Hätte ich damals auf Fräulein gehört und gelernt, anstatt meine Zeit mit Träumen zu verbringen, könnte ich mir dieses Feriendomizil auch leisten. Vielleicht.
Manchmal überlege ich, für welchen Studiengang ich mich entschieden hätte. Je nach Lebenssituation verändern sich meine Interessen. Nur etwas bleibt konstant. Sprachen wären es mit Sicherheit nicht geworden. Wenn ich einmal mein Buch des Lebens Petrus übergebe und er mit gerunzelter Stirn ausruft: „Oje. Ach. Was hast du dir bloß dabei gedacht! Jetzt bleibt mir keine andere Wahl mehr, als dich mit einer besonders heißen Hölle zu bestrafen. 500 Jahre Sprachlabor!“, dann, ja dann, hat er mich unerträglich gebüßt.

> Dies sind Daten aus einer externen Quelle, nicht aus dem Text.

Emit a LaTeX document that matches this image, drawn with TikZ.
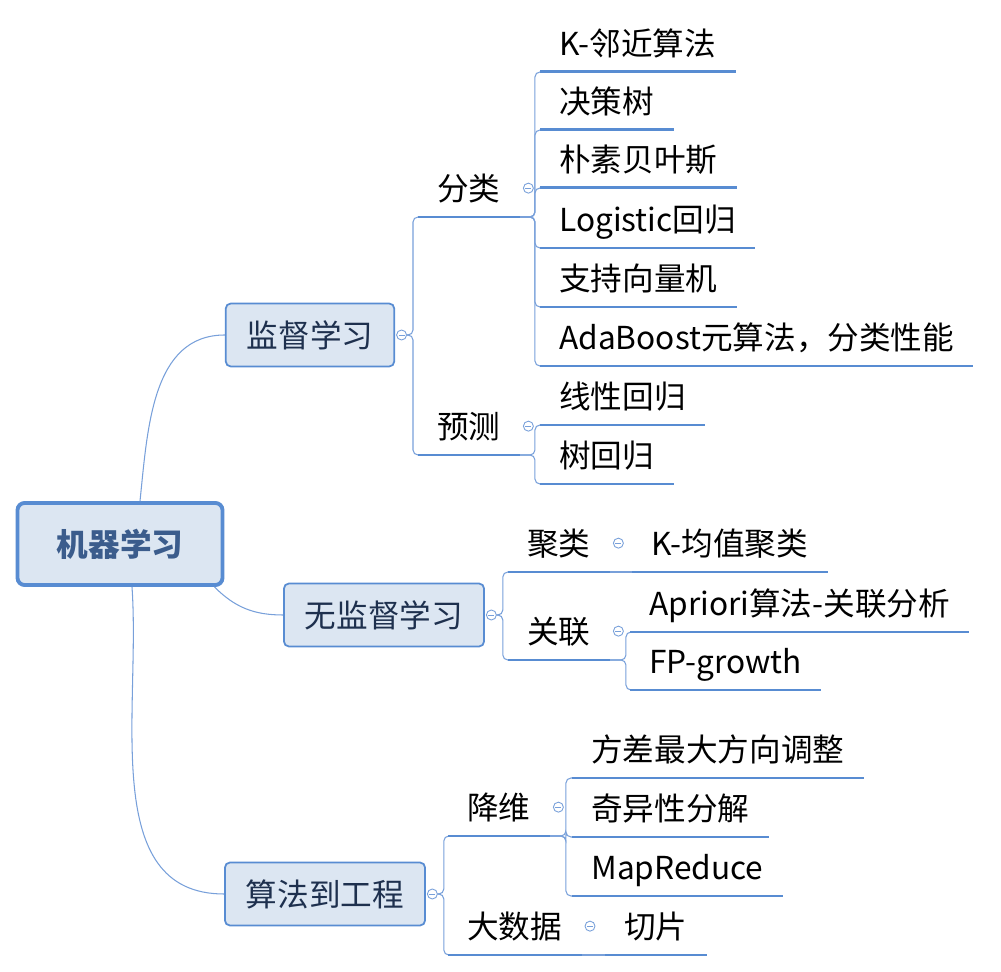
\documentclass[tikz,border=0pt]{standalone}
\usepackage{fontspec}
\setmainfont{Noto Sans CJK SC}
\usetikzlibrary{positioning,calc}

\definecolor{lineblue}{RGB}{88,140,210}
\definecolor{thinblue}{RGB}{120,160,218}
\definecolor{boxfill}{RGB}{220,230,242}
\definecolor{roottext}{RGB}{59,92,140}
\definecolor{topictext}{RGB}{30,48,78}

\tikzset{
  rootbox/.style={draw=lineblue, line width=2.2pt, fill=boxfill, rounded corners=0.14cm,
    text=roottext, font=\fontsize{18}{20}\selectfont\bfseries,
    minimum width=4.1cm, minimum height=1.64cm},
  topic/.style={draw=lineblue, line width=1pt, fill=boxfill, rounded corners=0.1cm,
    text=topictext, font=\fontsize{18}{20}\selectfont, inner xsep=0.42cm, minimum height=1.26cm},
  item/.style={anchor=south west, font=\fontsize{18}{20}\selectfont,
    inner xsep=0.38cm, inner ysep=0.32cm, text height=0.5cm, text depth=0pt},
  uline/.style={draw=lineblue, line width=1.7pt},
  conn/.style={draw=thinblue, line width=0.6pt},
  bracket/.style={conn, rounded corners=0.1cm},
  fold/.style={circle, draw=thinblue, fill=white, line width=0.5pt, inner sep=0pt,
    minimum size=0.2cm, path picture={\draw[thinblue, line width=0.4pt]
      ([xshift=-0.06cm]path picture bounding box.center) -- ([xshift=0.06cm]path picture bounding box.center);}},
}

\begin{document}
\begin{tikzpicture}[x=0.02cm, y=-0.02cm]
    \useasboundingbox (0,0) rectangle (1001,972);

    % root and main topics
    \node[rootbox] (ml) at (120,544) {机器学习};
    \node[topic] (jd) at (310,335) {监督学习};
    \node[topic] (wjd) at (384,615) {无监督学习};
    \node[topic] (gc) at (325,894) {算法到工程};

    \draw[conn] ([xshift=0.4cm]ml.north) to[out=84,in=180] (jd.west);
    \draw[conn] ([xshift=-0.2cm]ml.south east) to[out=-45,in=180] (wjd.west);
    \draw[conn] ([xshift=0.24cm]ml.south) to[out=-86,in=180] (gc.west);

    \node[fold, right=0.02cm of jd] (jdF) {};
    \node[fold, right=0.02cm of wjd] (wjdF) {};
    \node[fold, right=0.02cm of gc] (gcF) {};

    % second level
    \node[item] (fen) at (418,217) {分类};
    \node[item] (yc) at (418,455) {预测};
    \node[item] (jl) at (508,572) {聚类};
    \node[item] (gl) at (508,660) {关联};
    \node[item] (jw) at (448,836) {降维};
    \node[item] (dsj) at (448,955) {大数据};

    \foreach \n in {fen,yc,jl,gl,jw,dsj}
        \node[fold, right=0.06cm of \n] (\n F) {};

    \draw[bracket] (jdF.east) -- ++(6,0) |- (fen.south west);
    \draw[bracket] (jdF.east) -- ++(6,0) |- (yc.south west);
    \draw[bracket] (wjdF.east) -- ++(6,0) |- (jl.south west);
    \draw[bracket] (wjdF.east) -- ++(6,0) |- (gl.south west);
    \draw[bracket] (gcF.east) -- ++(6,0) |- (jw.south west);
    \draw[bracket] (gcF.east) -- ++(6,0) |- (dsj.south west);

    % leaves
    \node[item] (knn) at (540,72) {K-邻近算法};
    \node[item] (jcs) at (540,130) {决策树};
    \node[item] (pbs) at (540,188) {朴素贝叶斯};
    \node[item] (lr) at (540,248) {Logistic回归};
    \node[item] (svm) at (540,307) {支持向量机};
    \node[item] (ada) at (540,366) {AdaBoost元算法，分类性能};
    \node[item] (xxhg) at (540,425) {线性回归};
    \node[item] (shg) at (540,484) {树回归};
    \node[item] (km) at (632,572) {K-均值聚类};
    \node[item] (apr) at (630,632) {Apriori算法-关联分析};
    \node[item] (fp) at (630,690) {FP-growth};
    \node[item] (fc) at (572,778) {方差最大方向调整};
    \node[item] (qy) at (572,837) {奇异性分解};
    \node[item] (mr) at (572,896) {MapReduce};
    \node[item] (qp) at (605,955) {切片};

    \foreach \c in {knn,jcs,pbs,lr,svm,ada}
        \draw[bracket] (fen.south east) -- ++(15,0) |- (\c.south west);
    \foreach \c in {xxhg,shg}
        \draw[bracket] (yc.south east) -- ++(15,0) |- (\c.south west);
    \foreach \c in {apr,fp}
        \draw[bracket] (gl.south east) -- ++(16,0) |- (\c.south west);
    \foreach \c in {fc,qy,mr}
        \draw[bracket] (jw.south east) -- ++(16,0) |- (\c.south west);
    \draw[conn] (jl.south east) -- (km.south west);
    \draw[conn] (dsj.south east) -- (qp.south west);

    % underlines
    \foreach \n in {fen,yc,jl,gl,jw,dsj,knn,jcs,pbs,lr,svm,ada,xxhg,shg,km,apr,fp,fc,qy,mr,qp}
        \draw[uline] (\n.south west) -- (\n.south east);
\end{tikzpicture}
\end{document}
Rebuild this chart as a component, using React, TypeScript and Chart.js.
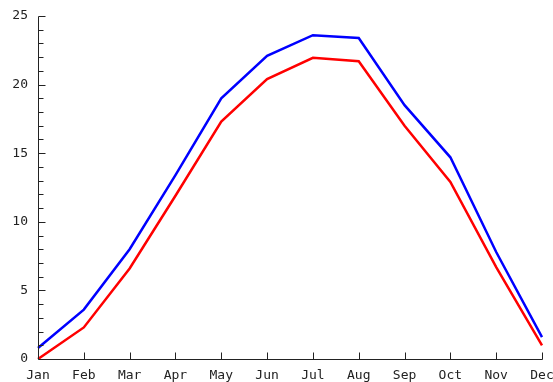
import React, { useEffect, useRef } from "react";
import { Chart, registerables } from "chart.js";

Chart.register(...registerables);

const months = ["Jan", "Feb", "Mar", "Apr", "May", "Jun", "Jul", "Aug", "Sep", "Oct", "Nov", "Dec"];
const blueSeries = [0.8, 3.6, 8.0, 13.4, 19.0, 22.1, 23.6, 23.4, 18.5, 14.7, 7.8, 1.6];
const redSeries = [0.0, 2.3, 6.6, 11.9, 17.3, 20.4, 21.95, 21.7, 17.0, 12.9, 6.7, 1.0];
const yTicks = [0, 5, 10, 15, 20, 25];

const axisPlugin = {
  id: "customAxes",
  afterDatasetsDraw(chart: any) {
    const ctx = chart.ctx;
    const x = chart.scales.x;
    const y = chart.scales.y;
    const left = Math.round(x.getPixelForValue(0)) + 0.5;
    const bottom = Math.round(y.getPixelForValue(0)) + 0.5;
    const top = Math.round(y.getPixelForValue(25)) + 0.5;
    const right = Math.round(x.getPixelForValue(months.length - 1)) + 0.5;
    ctx.save();
    ctx.strokeStyle = "#222";
    ctx.lineWidth = 1;
    ctx.beginPath();
    ctx.moveTo(left, top);
    ctx.lineTo(left, bottom);
    ctx.lineTo(right, bottom);
    ctx.stroke();
    for (let v = 0; v <= 25; v++) {
      const py = Math.round(y.getPixelForValue(v)) + 0.5;
      const len = v % 5 === 0 ? 7 : 5;
      ctx.beginPath();
      ctx.moveTo(left, py);
      ctx.lineTo(left + len, py);
      ctx.stroke();
    }
    for (let i = 1; i < months.length; i++) {
      const px = Math.round(x.getPixelForValue(i)) + 0.5;
      ctx.beginPath();
      ctx.moveTo(px, bottom);
      ctx.lineTo(px, bottom - 7);
      ctx.stroke();
    }
    ctx.restore();
  },
};

export default function App() {
  const ref = useRef<HTMLCanvasElement>(null);
  useEffect(() => {
    const canvas = ref.current;
    if (!canvas) return;
    const chart = new Chart(canvas, {
      type: "line",
      data: {
        labels: months,
        datasets: [
          {
            data: blueSeries,
            borderColor: "#0000ff",
            borderWidth: 2.5,
            pointRadius: 0,
            tension: 0,
            fill: false,
          },
          {
            data: redSeries,
            borderColor: "#ff0000",
            borderWidth: 2.5,
            pointRadius: 0,
            tension: 0,
            fill: false,
          },
        ],
      },
      options: {
        animation: false,
        responsive: false,
        devicePixelRatio: 1,
        layout: { padding: { top: 16, right: 11, left: 0, bottom: 0 } },
        plugins: { legend: { display: false }, tooltip: { enabled: false } },
        scales: {
          x: {
            type: "category",
            offset: false,
            grid: { display: false, drawTicks: false },
            border: { display: false },
            ticks: {
              color: "#222",
              font: { family: "DejaVu Sans Mono", size: 13 },
              padding: 9,
              maxRotation: 0,
              autoSkip: false,
            },
            afterFit: (s: any) => {
              s.height = 23;
              s.paddingLeft = 0;
              s.paddingRight = 0;
            },
          },
          y: {
            min: 0,
            max: 25,
            afterBuildTicks: (s: any) => {
              s.ticks = yTicks.map((v) => ({ value: v }));
            },
            grid: { display: false, drawTicks: false },
            border: { display: false },
            ticks: {
              color: "#222",
              font: { family: "DejaVu Sans Mono", size: 13 },
              padding: 10,
            },
            afterFit: (s: any) => {
              s.width = 38;
              s.paddingTop = 0;
              s.paddingBottom = 0;
            },
          },
        },
      },
      plugins: [axisPlugin],
    });
    return () => chart.destroy();
  }, []);
  return (
    <div style={{ position: "fixed", left: 0, top: 0, width: 553, height: 382, background: "#fff" }}>
      <canvas ref={ref} width={553} height={382} style={{ width: 553, height: 382 }} />
    </div>
  );
}
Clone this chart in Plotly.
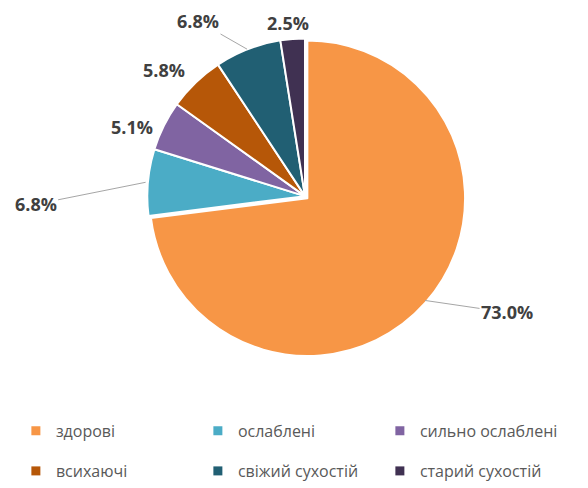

Doch im Moment besitze ich kein Recht, hier zu sein. Trotzdem habe ich mich in die Zeit versetzt, als meine Großmutter in ihrer Kindheit in diesem Hotel ein paar Tage verbracht hat.
Mit ihren Augen habe ich den Park betrachtet, sie beobachtet, wie sie sittsam hinter ihrer Mutter her trippelt, die stets darauf bedacht ist, den Schatten nicht zu verlassen. Kein Flecken nackte Haut ist von ihrer Mama zu sehen. Sex ist tabu, jegliche Freude verboten, Kinder gelten nicht mehr als ein Statussymbol. Sie nicht hören, nicht sehen, nicht verhätscheln, ist die Erziehungsvorgabe, aber meine Großmutter hat trotzdem gemault. „Die gute alte Zeit“ war nie in ihre Erzählungen eingewoben. Von ihr hörten wir: „Als es noch keine Antibiotika gab und man an Zahnschmerzen starb. Als eine Krankheit nicht nur die Alten und Schwachen dahinraffte, sondern halb Europa. Als man von der Schulbank direkt auf die eheliche Matratze geworfen wurde. Was soll denn damals gut gewesen sein?“
Jede Bank habe ich getestet, auf jedem lauschigen Platz von der Vergangenheit geträumt. Und ich habe Liebespaare gesehen. In der Hauptsache Liebespaare. Hand in Hand oder eng umschlungen schlendern sie umher, küssen einander und vergessen die Welt.